In this example, the line speed is 75 metres per minute, but speeds of between 50 and 150 are contemplated. In tests carried out using the apparatus described, the reaction to the longitudinal strip force, for a line speed of 75 metres per minute, was, on three samples, 260g, 290g and 270g. This compares with values of 380g, 400g and 390g measured with the quenching unit switched off. With a line speed of 50 metres per minute, and with the quenching unit switched on, values of 230g, 210g and 230g were obtained, and with a line speed of 150 metres per minute, values of 330g, 340g and 350g were obtained.
The temperature of the conductor wire also plays an important part. It has been customary to preheat the conductor wire, yet, with a line speed of 76 metres per minute, this produced strip force reactions of 450g, 480g and 510g on three different samples, with the quenching unit off. Clearly, better strip force results are obtained with no conductor preheating, but the greater influence on strip force reaction is the use of the quenching unit in accordance with the invention.
Although the invention has been illustrated with the use of air as the cooling fluid, other gases or even liquids could be used instead. Water, for example, would have a greater cooling capacity.
The space between the conical polymer film 13 and the conductor 10 is maintained at a sub-atmospheric pressure by conventional means, as is customary.
A second embodiment of the invention illustrated in Figure 2, applicable to very small diameter wires, differs from that of Figure 1 in that the wire 10 is coated by pressure extrusion in a pressure extruder 110. The polymeric insulator 12 is applied directly to the wire 10, and becomes gripped by the wire downstream of the point 14. A predictable, relatively low strip force is provided in this manner.

Claims

1. A method of manufacture of an electric wire, comprising forming continuously by extrusion a tube of polymeric insulator, drawing an electric conductor axially through the tube such that a leading portion of the conductor grips a leading portion of the insulator tube and draws the tube causing radial shrinkage of the tube onto the conductor, and characterised by directing cooling fluid at an intermediate portion of the insulator tube immediately upstream of the said leading portion so that the molecular orientation of the polymeric insulator is frozen and maintained.

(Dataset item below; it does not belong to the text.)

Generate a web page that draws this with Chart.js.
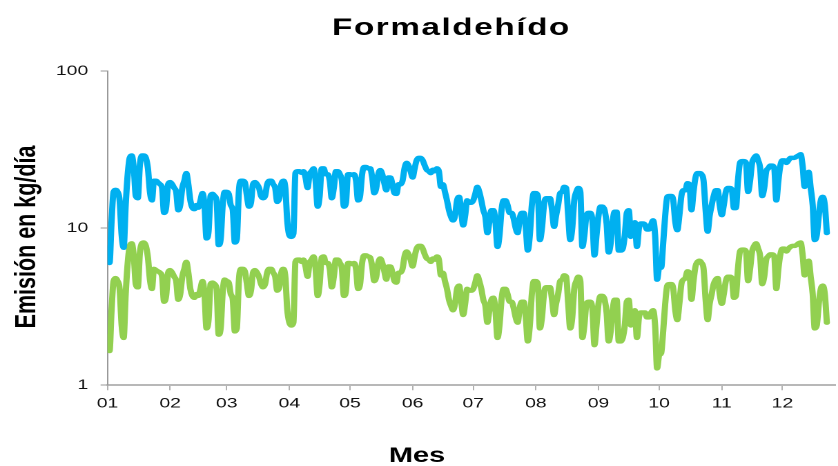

2. A method according to Claim 1, comprising drawing the electric conductor at a speed greater than the extrusion speed, and forming a longitudinally tapering space between the inner wall of the tube and the electric conductor upstream of a point at which the tube and the conductor first engage.

3. A method according to Claim 2, in which the cooling fluid is directed at the outer surface of the tube.

4. A method according to Claim 3, in which the space between the tube and the conductor upstream of the leading portion is maintained at a sub-atmospheric pressure.

5. A method according to Claim 1, in which the tube is formed using pressure extrusion in which the insulator is applied directly to the electric conductor.

6. A method according to any preceding Claim, in which the cooling fluid is air.

7. A method according to any preceding Claim, in which the cooling fluid is maintained at 21° ± 3°C.

8. A method according to any preceding Claim, in which the tube and the conductor are passed through a quenching chamber having jet orifices through which the cooling fluid is directed onto the outer surface of the tube.